[EDITOR'S NOTE: This case is unpublished as indicated by the issuing court.]AMENDMENT TO THE MEMORANDUM OF DECISION The court amends its Memorandum of Decision dated May 10, 1994, responding to plaintiff's Motion for Clarification of Decision dated May 19, 1994.
The court finds the issues in plaintiff's Count 2 for the plaintiff; and, finds the issues for the defendants in Counts 3 and 4 of the complaint.
Further, the court finds the issues contained in the defendant's Special Defenses for the plaintiff.
In addition, the court finds for the plaintiff as to those issues raised in the defendants' First, Second and Third Counts of their counterclaim.

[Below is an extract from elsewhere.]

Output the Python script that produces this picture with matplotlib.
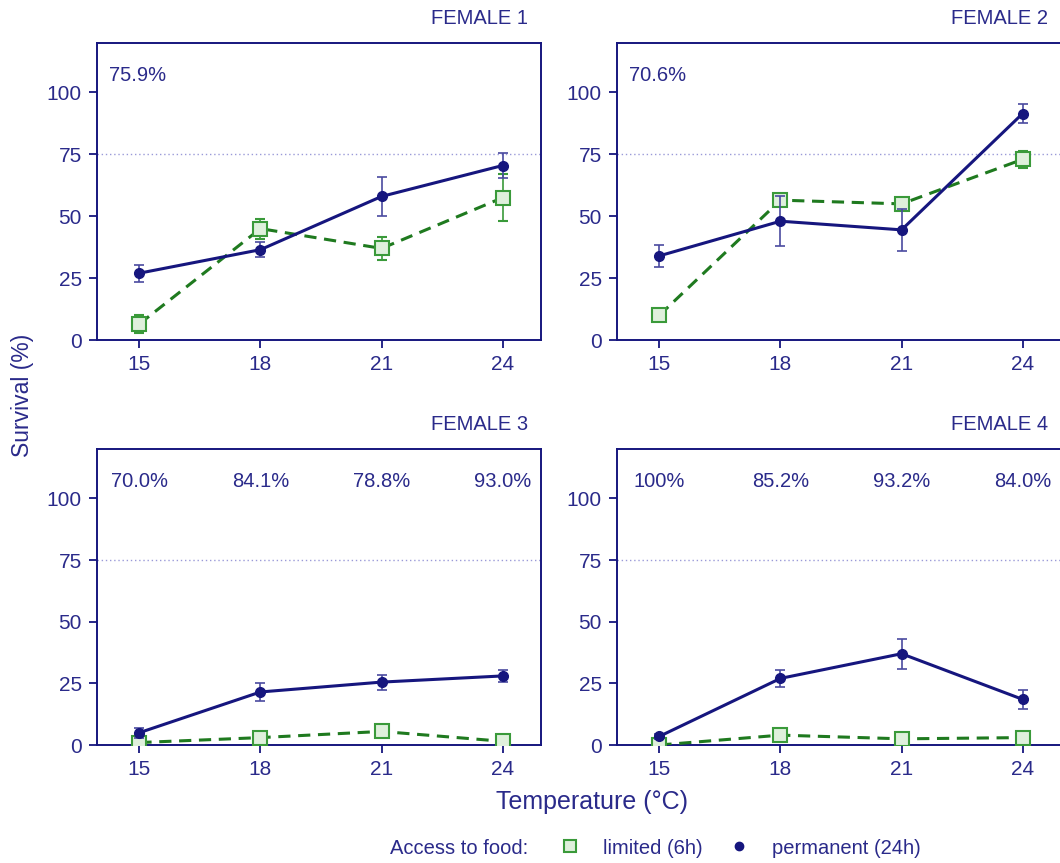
import matplotlib
matplotlib.use("Agg")
import matplotlib.pyplot as plt
from matplotlib.lines import Line2D
import numpy as np

plt.rcParams['font.family'] = ['Liberation Sans', 'DejaVu Sans']

temps = [15, 18, 21, 24]
panel_titles = ["FEMALE 1", "FEMALE 2", "FEMALE 3", "FEMALE 4"]

perm_1 = [27, 36.5, 58, 70.5]
perm_err_1 = [3.5, 3, 8, 5]
lim_1 = [6.5, 45, 37, 57.5]
lim_err_1 = [3.5, 4, 4.5, 9.5]

perm_2 = [34, 48, 44.5, 91.5]
perm_err_2 = [4.5, 10, 8.5, 4]
lim_2 = [10, 56.5, 55, 73]
lim_err_2 = [1.5, 2.5, 2, 3.5]

perm_3 = [5, 21.5, 25.5, 28]
perm_err_3 = [2, 3.5, 3, 2.5]
lim_3 = [1, 3, 5.5, 1.5]
lim_err_3 = [1, 1, 1.5, 1]

perm_4 = [3.5, 27, 37, 18.5]
perm_err_4 = [1, 3.5, 6, 4]
lim_4 = [0, 4, 2.5, 3]
lim_err_4 = [0.5, 1, 1, 1]

notes_1 = ["75.9%"]
notes_2 = ["70.6%"]
notes_3 = ["70.0%", "84.1%", "78.8%", "93.0%"]
notes_4 = ["100%", "85.2%", "93.2%", "84.0%"]

yticks = [0, 25, 50, 75, 100]

NAVY = '#16167e'
TXT = '#2a2a8a'
GREEN = '#1f7a1f'
LGREEN = '#dff0dc'
MEDGREEN = '#3a9a3a'

fig = plt.figure(figsize=(10.6, 8.63), dpi=100)

W = 444 / 1060
H_top = (340 - 43) / 863
H_bot = (745 - 449) / 863
positions = [
    (97 / 1060, 1 - 340 / 863, W, H_top),
    (617 / 1060, 1 - 340 / 863, W, H_top),
    (97 / 1060, 1 - 745 / 863, W, H_bot),
    (617 / 1060, 1 - 745 / 863, W, H_bot),
]

data = [
    (perm_1, perm_err_1, lim_1, lim_err_1, notes_1),
    (perm_2, perm_err_2, lim_2, lim_err_2, notes_2),
    (perm_3, perm_err_3, lim_3, lim_err_3, notes_3),
    (perm_4, perm_err_4, lim_4, lim_err_4, notes_4),
]

for i, (pos, (perm, perr, lim, lerr, notes)) in enumerate(zip(positions, data)):
    ax = fig.add_axes(pos)
    ax.axhline(75, color='#9a9ad8', lw=1.0, ls=(0, (1, 2)), zorder=1)
    ax.errorbar(temps, lim, yerr=lerr, color=GREEN, ls=(0, (4, 2.5)), lw=2.2,
                marker='s', ms=10, mfc=LGREEN, mec=MEDGREEN, mew=1.5,
                ecolor=MEDGREEN, elinewidth=1.2, capsize=3.5, capthick=1.2, zorder=3)
    ax.errorbar(temps, perm, yerr=perr, color=NAVY, ls='-', lw=2.2,
                marker='o', ms=7, mfc=NAVY, mec=NAVY,
                ecolor='#4a4aa0', elinewidth=1.2, capsize=3.5, capthick=1.2, zorder=4)
    ax.set_xlim(13.95, 24.95)
    ax.set_ylim(0, 120)
    ax.set_xticks(temps)
    ax.set_yticks(yticks)
    for s in ax.spines.values():
        s.set_color(NAVY)
        s.set_linewidth(1.4)
    ax.tick_params(colors=NAVY, labelcolor=TXT, labelsize=15, length=6, width=1.3,
                   direction='out', pad=5)
    ax.text(0.971, 1 + 25 / 297, panel_titles[i], transform=ax.transAxes,
            fontsize=14.5, color=TXT, ha='right', va='center')
    if len(notes) == 1:
        ax.text(14.25, 107, notes[0], fontsize=14.5, color=TXT, ha='left', va='center')
    else:
        for t, n in zip(temps, notes):
            ax.text(t, 107, n, fontsize=14.5, color=TXT, ha='center', va='center')

fig.text(22 / 1060, 1 - 395 / 863, "Survival (%)", rotation=90, fontsize=16.5,
         color=TXT, ha='center', va='center')
fig.text(592 / 1060, 1 - 802 / 863, "Temperature (°C)", fontsize=18,
         color=TXT, ha='center', va='center')
fig.text(390 / 1060, 1 - 848 / 863, "Access to food:", fontsize=14.5,
         color=TXT, ha='left', va='center')

handles = [
    Line2D([], [], ls='none', marker='s', ms=9, mfc=LGREEN, mec=MEDGREEN, mew=1.5),
    Line2D([], [], ls='none', marker='o', ms=6, mfc=NAVY, mec=NAVY),
]
labels = ["limited (6h)", "permanent (24h)"]
leg = fig.legend(handles, labels, loc='center left',
                 bbox_to_anchor=(560 / 1060, 1 - 848 / 863), ncol=2, frameon=False,
                 fontsize=14.5, handlelength=1.0, handletextpad=1.15, columnspacing=1.3,
                 borderpad=0, borderaxespad=0)
for t in leg.get_texts():
    t.set_color(TXT)

fig.savefig("out.png", dpi=100)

The attorney's fees awarded by the court in its Memorandum of Decision amounts to $8,805.00. The defendants are to provide to the plaintiff warrants for 15% of the original founder's stock (of the defendant Synapse Technologies, Inc.) containing antidilution clauses, subject however, to the demand by CT Page 6188 the plaintiff for said warrants together with the tender of the appropriate fee set out in the parties' within agreement. (Exhibit A).
Said demand for warrants is to be made by plaintiff within 30 days of the date of this memorandum with defendant to comply with said demand within 15 days thereafter.
Further, the defendants are enjoined from conveying, transferring, encumbering or diluting the stock of the defendant Synapse Technologies for a period of 45 days or until the above mentioned warrants are transferred to the plaintiff which ever action first takes place.
The closing date resulting in the acquisition of the Middlebury Corporation by the defendant is determined to be March 11, 1992.